1970 à 1980 La fin du «miracle automobile»

Pratique sans doute géniale du point de vue de GM et de ses actionnaires, l'obsolescence planifiée portait néanmoins en elle une ou deux graines destructrices. En effet, à vouloir faire croire au consommateur que le «nouveau» était meilleur que l'ancien, on a fini par y croire et l'innovation, la vraie, est passée au second plan. Les ingénieurs se sont occupés de confectionner la «nouvelle robe» du prochain modèle, tandis que le «mannequin» ne changeait pratiquement pas. Sur le plan technique, l'automobile américaine a donc cessé d'évoluer, laissant le champ libre aux innovations venues d'ailleurs.

Par ailleurs, l'impératif du changement annuel a éliminé aussi la possibilité de conserver au produit un «air de famille». En effet, rien ne ressemblait moins à une Pontiac 1950 qu'une Pontiac 1960, alors que Mercedes, Volkswagen, BMW et plusieurs autres ont cultivé jalousement le même look pendant des décennies. C'est ce qu'on appelle l'image de la marque.

1980 à 2000 «Il faut faire quelque chose»

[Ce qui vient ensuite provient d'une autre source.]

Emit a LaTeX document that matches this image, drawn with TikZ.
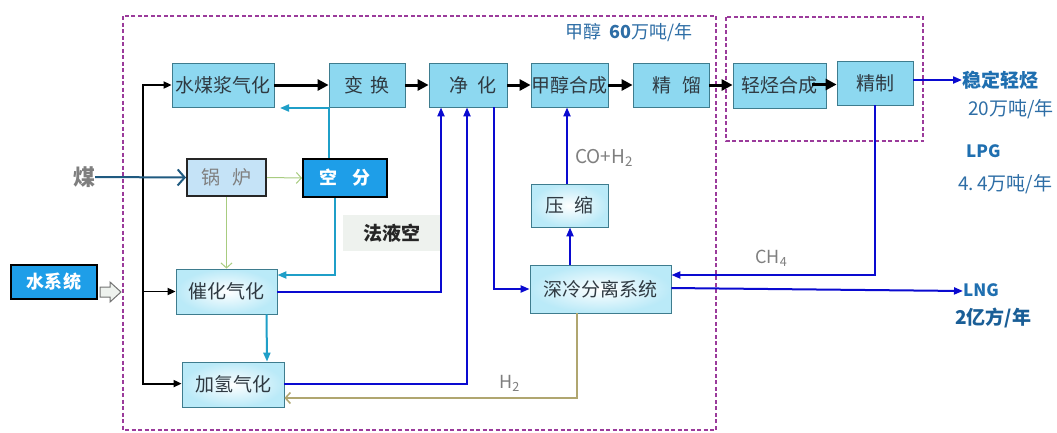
\documentclass[tikz,border=0pt]{standalone}
\usepackage{fontspec}
\setmainfont{Noto Sans CJK SC}
\usetikzlibrary{arrows.meta}
\definecolor{boxfill}{HTML}{8DD8F0}
\definecolor{boxline}{HTML}{3E7C8E}
\definecolor{boxtext}{HTML}{2F3A42}
\definecolor{litefill}{HTML}{CDF1FB}
\definecolor{bright}{HTML}{1E9EE8}
\definecolor{boilfill}{HTML}{C5E3F7}
\definecolor{dashc}{HTML}{9B3B9B}
\definecolor{blueln}{HTML}{0A0AD0}
\definecolor{tealln}{HTML}{1F9FC8}
\definecolor{greenln}{HTML}{A8CC80}
\definecolor{coalln}{HTML}{1F5A80}
\definecolor{oliveln}{HTML}{B0A670}
\definecolor{labblue}{HTML}{2E6EA6}
\definecolor{prodblue}{HTML}{1F6FB0}
\definecolor{grayt}{HTML}{7F7F7F}
\definecolor{fykbg}{HTML}{EEF2EE}
\tikzset{
  boxbase/.style={draw=boxline, line width=0.8pt, text=boxtext, inner sep=0pt,
    font=\fontsize{19pt}{21pt}\selectfont},
  topbox/.style={boxbase, fill=boxfill},
  litebox/.style={boxbase, inner color=white, outer color=litefill!70!boxfill},
  brightbox/.style={draw=black, line width=2pt, fill=bright, text=white, inner sep=0pt,
    font=\fontsize{18pt}{20pt}\selectfont\bfseries},
  dashbox/.style={draw=dashc, line width=1.3pt, dash pattern=on 4pt off 2.5pt},
  blk/.style={draw=black, line width=3pt, -{Triangle[length=11pt,width=11pt]}},
  blkthin/.style={draw=black, line width=1.8pt, -{Triangle[length=8pt,width=7pt]}},
  blu/.style={draw=blueln, line width=2pt, -{Triangle[length=9pt,width=7pt]}},
  tea/.style={draw=tealln, line width=2pt, -{Triangle[length=9pt,width=7pt]}},
  grn/.style={draw=greenln, line width=1pt, -{Straight Barb[length=5pt,width=11pt]}},
  olv/.style={draw=oliveln, line width=1.5pt, -{Straight Barb[length=5pt,width=11pt]}},
  lab/.style={inner sep=0pt, font=\fontsize{18pt}{20pt}\selectfont}
}
\begin{document}
\begin{tikzpicture}[x=1pt,y=-1pt]
\useasboundingbox (0,0) rectangle (1057,432);
\fill[white] (0,0) rectangle (1057,432);
% dashed frames
\draw[dashbox] (123,16) rectangle (716,430);
\draw[dashbox] (726,17) rectangle (923,141);
% top row
\node[topbox, minimum width=102pt, minimum height=44pt] (sm) at (223,85) {水煤浆气化};
\node[topbox, minimum width=76pt, minimum height=44pt] (bh) at (367,85) {变\hspace{0.4em}换};
\node[topbox, minimum width=78pt, minimum height=44pt] (jh) at (468,85) {\hspace{10pt}净\hspace{0.5em}化};
\node[topbox, minimum width=77pt, minimum height=44pt] (jc) at (569.5,85) {甲醇合成};
\node[topbox, minimum width=76pt, minimum height=44pt] (jl) at (671,85) {\hspace{12pt}精\hspace{0.6em}馏};
\node[topbox, minimum width=93pt, minimum height=45pt] (qt) at (779.5,85.5) {轻烃合成};
\node[topbox, minimum width=76pt, minimum height=44pt] (jz) at (875,83) {精制\hspace{14pt}};
% second row
\node[boxbase, draw=black!85, line width=2pt, fill=boilfill, text=grayt, minimum width=79pt, minimum height=37pt] (gl) at (226.5,177.5) {锅\hspace{0.6em}炉};
\node[brightbox, minimum width=84pt, minimum height=38pt] (kf) at (345,178) {空\hspace{0.8em}分};
\node[fill=fykbg, inner sep=0pt, minimum width=97pt, minimum height=36pt, font=\fontsize{19pt}{21pt}\selectfont\bfseries, text=black!85] (fyk) at (391.5,233) {法液空};
\node[litebox, minimum width=77pt, minimum height=43pt] (ys) at (569.5,205.5) {压\hspace{0.5em}缩};
% lower
\node[litebox, minimum width=101pt, minimum height=45pt] (ch) at (226.5,291.5) {催化气化};
\node[litebox, minimum width=102pt, minimum height=45pt] (jq) at (233,384.5) {加氢气化};
\node[litebox, minimum width=141pt, minimum height=48pt] (sl) at (600.5,289) {深冷分离系统\hspace{6pt}};
\node[brightbox, minimum width=86pt, minimum height=34pt] (sx) at (54,282) {水系统};
% hollow arrow from water system
\draw[draw=black!55, fill=fykbg, line width=1pt]
  ([xshift=2pt,yshift=-5pt]sx.east) -- ++(10,0) -- ++(0,-5) -- ++(11,10) -- ++(-11,10) -- ++(0,-5) -- ++(-10,0) -- cycle;
% labels
\node[lab, text=grayt, font=\fontsize{22pt}{24pt}\selectfont\bfseries] (coal) at (84,177) {煤};
\node[lab, text=labblue, anchor=west] (meth) at (565,33) {甲醇\hspace{8pt}\textbf{60}万吨/年};
\node[lab, text=grayt, anchor=west, font=\fontsize{19pt}{21pt}\selectfont] (coh) at (575,158) {CO+H\textsubscript{2}};
\node[lab, text=prodblue, anchor=west, font=\fontsize{19pt}{21pt}\selectfont\bfseries] (wd) at (962,80) {稳定轻烃};
\node[lab, text=labblue, anchor=west, font=\fontsize{19pt}{21pt}\selectfont] (wdq) at (968,109) {20万吨/年};
\node[lab, text=prodblue, anchor=west, font=\fontsize{17pt}{19pt}\selectfont\bfseries] (lpg) at (966,151) {LPG};
\node[lab, text=labblue, anchor=west, font=\fontsize{19pt}{21pt}\selectfont] (lpgq) at (958,184) {4.\,4万吨/年};
\node[lab, text=grayt, anchor=west] (ch4) at (755,258) {CH\textsubscript{4}};
\node[lab, text=prodblue, anchor=west, font=\fontsize{17pt}{19pt}\selectfont\bfseries] (lng) at (963,290) {LNG};
\node[lab, text=prodblue!85!black, anchor=west, font=\fontsize{19pt}{21pt}\selectfont\bfseries] (lngq) at (955,318) {2亿方/年};
\node[lab, text=grayt, anchor=west] (h2) at (499,383) {H\textsubscript{2}};
% main black chain
\draw[blk] (sm) -- (bh);
\draw[blk] (bh) -- (jh);
\draw[blk] (jh) -- (jc);
\draw[blk] (jc) -- (jl);
\draw[blk] (jl.east) -- (qt.west|-jl.east);
\draw[blk] ([xshift=-14pt,yshift=1pt]qt.east) -- ([yshift=1pt]jz.west|-qt.east);
% trunk
\coordinate (t1) at (143,85);
\coordinate (t3) at (143,384.5);
\draw[black, line width=1.8pt] (t1) -- (t3);
\draw[blkthin] ([xshift=-0.9pt]t1) -- (sm.west);
\draw[blkthin] (t1|-ch.west) -- (ch.west);
\draw[blkthin] ([yshift=0.9pt]t3) -- ([yshift=0.9pt]jq.west);
% coal and boiler
\draw[coalln, line width=2pt, -{Straight Barb[length=7pt,width=16pt]}] (coal.east) -- (gl.west);
\draw[grn] (gl.east) -- (kf.west);
\draw[grn] (gl.south) -- (gl.south|-ch.north);
% air separation
\coordinate (a1) at (329,108);
\draw[tea] (kf.north-|a1) -- (a1) -- (280,108);
\coordinate (a2) at (335,275);
\draw[tea] (kf.south-|a2) -- (a2) -- (ch.east|-a2);
\draw[tea] ([xshift=40pt]ch.south) -- ([xshift=34pt]jq.north);
% blue flows
\coordinate (b1) at (441,291.5);
\draw[blu] (ch.east) -- (b1) -- (b1|-jh.south);
\coordinate (b2) at (467,384);
\draw[blu] (jq.east|-b2) -- (b2) -- (b2|-jh.south);
\coordinate (b3) at (494,289);
\draw[blu] (b3|-jh.south) -- (b3) -- (sl.west);
\draw[blu] (sl.north-|570,0) -- (ys.south-|570,0);
\draw[blu] (ys.north-|567,0) -- (jc.south-|567,0);
\coordinate (b4) at (875,275);
\draw[blu] (jz.south) -- (b4) -- (sl.east|-b4);
\draw[blu] ([yshift=1pt]sl.east) -- ([yshift=-1pt]lng.west);
\draw[blu] (jz.east|-wd.west) -- (wd.west);
% hydrogen return
\coordinate (h1) at (577,398);
\draw[olv] (sl.south-|h1) -- (h1) -- (jq.east|-h1);
\end{tikzpicture}
\end{document}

Innovations au ralenti, image de marque vacillante, part de marché en baisse «Il faut faire quelque chose», se sont dit les bonzes de Detroit. Et ce quelque chose, ç'a été le camion! En maîtres absolus du marketing, les constructeurs américains qui détenaient presque 100% de ce marché ont décidé de capitaliser sur les goûts du consommateur américain. Ils ont déguisé leurs camions en grosses voitures endimanchées, ont fait croire que «big is beautiful»; que «big», ça protège mieux; que «big», c'est plus robuste; que «big», c'est plus viril, plus Rambo. Il n'en fallait pas plus pour que le camion et son dérivé, l'utilitaire sport, prennent d'assaut les routes d'Amérique.

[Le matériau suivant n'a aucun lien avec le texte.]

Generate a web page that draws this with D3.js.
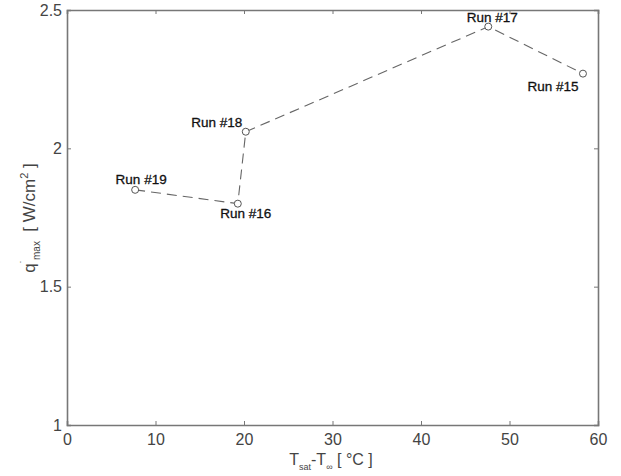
<!DOCTYPE html>
<html><head><meta charset="utf-8">
<script src="https://cdn.jsdelivr.net/npm/d3@7"></script>
<style>body{margin:0;background:#fff;} text{font-family:"Liberation Sans",Arial,sans-serif;}</style>
</head><body>
<svg id="c" width="621" height="476"></svg>
<script>
const runs = ["Run #19","Run #16","Run #18","Run #17","Run #15"];
const dT = [7.7, 19.3, 20.2, 47.6, 58.3];
const qmax = [1.85, 1.80, 2.06, 2.44, 2.27];
const xTicks = [0,10,20,30,40,50,60];
const yTicks = [1,1.5,2,2.5];
const labelOffsets = [[6,-6],[8,14],[-29,-5],[4,-5],[-30,17]];

const svg = d3.select("#c");
const m = {l:67, r:23, t:10, b:51};
const W = 621 - m.l - m.r, H = 476 - m.t - m.b;
const x = d3.scaleLinear().domain([0,60]).range([m.l, m.l+W]);
const y = d3.scaleLinear().domain([1,2.5]).range([m.t+H, m.t]);
const axCol = "#777";

const gx = svg.append("g").attr("transform",`translate(0,${m.t+H})`)
  .call(d3.axisBottom(x).tickValues(xTicks).tickSize(-4).tickPadding(9).tickFormat(d3.format("d")));
const gxt = svg.append("g").attr("transform",`translate(0,${m.t})`)
  .call(d3.axisTop(x).tickValues(xTicks).tickSize(-4).tickFormat(""));
const gy = svg.append("g").attr("transform",`translate(${m.l},0)`)
  .call(d3.axisLeft(y).tickValues(yTicks).tickSize(-4).tickPadding(5).tickFormat(d => d===1||d===2 ? d3.format("d")(d) : d3.format(".1f")(d)));
const gyr = svg.append("g").attr("transform",`translate(${m.l+W},0)`)
  .call(d3.axisRight(y).tickValues(yTicks).tickSize(-4).tickFormat(""));
[gx,gxt,gy,gyr].forEach(g=>{
  g.select(".domain").attr("stroke",axCol).attr("stroke-width",1.6);
  g.selectAll(".tick line").attr("stroke",axCol);
  g.selectAll(".tick text").attr("fill","#444").style("font-size","16px").style("font-family","'Liberation Sans',Arial,sans-serif");
});

const pts = dT.map((d,i)=>({x:d,y:qmax[i],name:runs[i]}));
svg.append("path").datum(pts)
  .attr("d", d3.line().x(d=>x(d.x)).y(d=>y(d.y)))
  .attr("fill","none").attr("stroke","#666").attr("stroke-width",1.1)
  .attr("stroke-dasharray","10,6");
svg.selectAll("circle.pt").data(pts).join("circle").attr("class","pt")
  .attr("cx",d=>x(d.x)).attr("cy",d=>y(d.y)).attr("r",3.5)
  .attr("fill","#fff").attr("stroke","#555").attr("stroke-width",1);
svg.selectAll("text.lab").data(pts).join("text").attr("class","lab")
  .attr("x",(d,i)=>x(d.x)+labelOffsets[i][0]).attr("y",(d,i)=>y(d.y)+labelOffsets[i][1])
  .attr("text-anchor","middle").attr("fill","#111").style("font-size","13.5px")
  .style("stroke","#111").style("stroke-width","0.3px")
  .text(d=>d.name);

// x label
const xl = svg.append("text").attr("x", 331).attr("y", 465).attr("text-anchor","middle")
  .attr("fill","#444").style("font-size","16px");
xl.append("tspan").text("T");
xl.append("tspan").attr("dy",5).style("font-size","9px").text("sat");
xl.append("tspan").attr("dy",-5).text("-T");
xl.append("tspan").attr("dy",5).style("font-size","9px").text("∞");
xl.append("tspan").attr("dy",-5).text(" [ °C ]");

// y label
const yl = svg.append("text").attr("transform","translate(35,218) rotate(-90)")
  .attr("text-anchor","middle").attr("fill","#444").style("font-size","17px");
yl.append("tspan").text("q");
yl.append("tspan").attr("dy",-7).style("font-size","10px").text("\u02D9");
yl.append("tspan").attr("dy",12).style("font-size","10px").text("max");
yl.append("tspan").attr("dy",-5).text("\u00A0\u00A0[ W/cm");
yl.append("tspan").attr("dy",-7).style("font-size","11px").text("2");
yl.append("tspan").attr("dy",7).text(" ]");
</script>
</body></html>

La mode du camion, qui dure depuis une vingtaine d'années, n'a pas réussi à cacher le fait que l'automobile américaine, elle, a été oubliée, négligée, presque bannie. Mais il a suffi d'une ou deux crises du pétrole pour réveiller le public et, par ricochet, les actionnaires de GM. On a exigé des réponses, proposé des «restructurations», cherché à s'associer à tel ou tel constructeur européen ou asiatique, et fait croire qu'on avait compris. Mais on n'en finissait plus de comptabiliser les pertes.

2008 La crise

En réalité, l'automobile américaine, et GM en tête, est en crise profonde, une crise dont les origines remontent aux années 60 et qui ne sera donc pas facile à résoudre. Ce ne sera toutefois pas impossible, car, malgré la tourmente, il existe quelques exemples de réussite, à commencer par Cadillac. Descendue aux enfers, cette marque autrefois prestigieuse a finalement retrouvé ses origines: la véritable voiture de luxe, innovante et performante. GM aura-t-elle la sagesse et le courage de poursuivre sur cette voie, c'est-à-dire de revenir aux sources et de rationaliser? À Chevrolet, les modèles d'entrée de gamme. À Buick, le milieu de gamme, et à GMC, les camions. Point à la ligne.

«Ce qui est bon pour la General Motors est bon pour les États-Unis», disait-on à une certaine époque. Est-ce encore le cas? L'interminable débandade nous permet d'en douter. Espérons que le premier centenaire de GM ne sera pas aussi son dernier. Le débat est ouvert.